Usually I’m disappointed. I read about a bazillion systems and nothing happens.

I did this again the other day because I wanted to write my reasoner tests in Jewel and 1) I didn’t want to find, much less get working, my Smalltalk Jewel parser and 2) hooking that up to Python tests seemed even more awful.

So, I did my usual cursory look and stumbled on Paraglare. Feature list looked promising…esp. the idea of good error recovery so I installed it…

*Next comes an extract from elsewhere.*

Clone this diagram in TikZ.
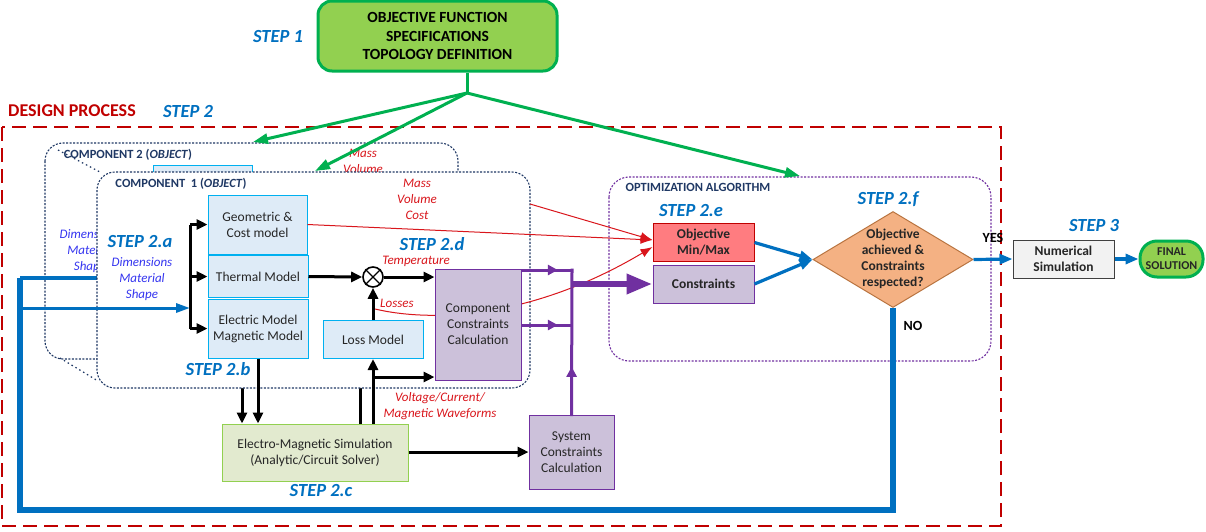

…and it just worked! What a treat! Here’s my grammar:

ONT: AX*;

CE: CE '&' CE  {left, 1}
 | '' CE  {left, 1}
 | name;

AX: CAX | RAX;
CAX: CE '=>' CE end;
RAX: name '==>' name end;

terminals
name: /[A-Za-z][A-Za-z0-9]*/;
end: /\./;

And here are my actions:

actions = {
    "CAX": [lambda _, nodes: SubClassOf(nodes[0], nodes[2])],
    "RAX": [lambda _, nodes: SubPropertyOf(Property(nodes[0]), Property(nodes[2]))],
    "CE": [lambda _, nodes: And(nodes[0], nodes[2]),
           lambda _, nodes: Some(Property(nodes[1]), nodes[3]),
           lambda _, nodes: Class(nodes[0])]}

Daaaaamn that was easy! It’s not a complex grammar but still. It’s parsing my tests no problem!

Good stuff.

Test test test

My little reasoner project hit a milestone today: it terminated in reasonable time (2 minutes or so) on one of the EL variants of Galen.

Yay! No more unboundedly growing to do lists!

And it wasn’t anything clever! No change in the balance of SQL and Python!

Nope, first I refactored so I would be able to more systematically explore variants and then I finally wrote some super basic tests. Eg

A=>B. B=>C.

I did this because I should and because I suspect some subtle unsoundness was causing the unbounded growth.

It wasn’t subtle problems but blatant, serious ones. I mean trouble with retrieving chains and reasoning with conjunctions.

Fixing them fixed the leak. I don’t know if the Galen classification is correct (yet) but I have a hell of a lot more confidence. And it terminates in reasonable time!!

So simple testing pays off again.

Students Surprise You

I have a group of pretty good students. They are very nice and likable and bright…all good things.

They went from most of them saying “I don’t have the faintest idea what I’m doing” to “here’s a pretty full featured first version” in three weeks.

It wasn’t totally unexpected given their progress last week but overall it still was a fun surprise.

Non linear progress is one of the frustrations and pleasures of teaching.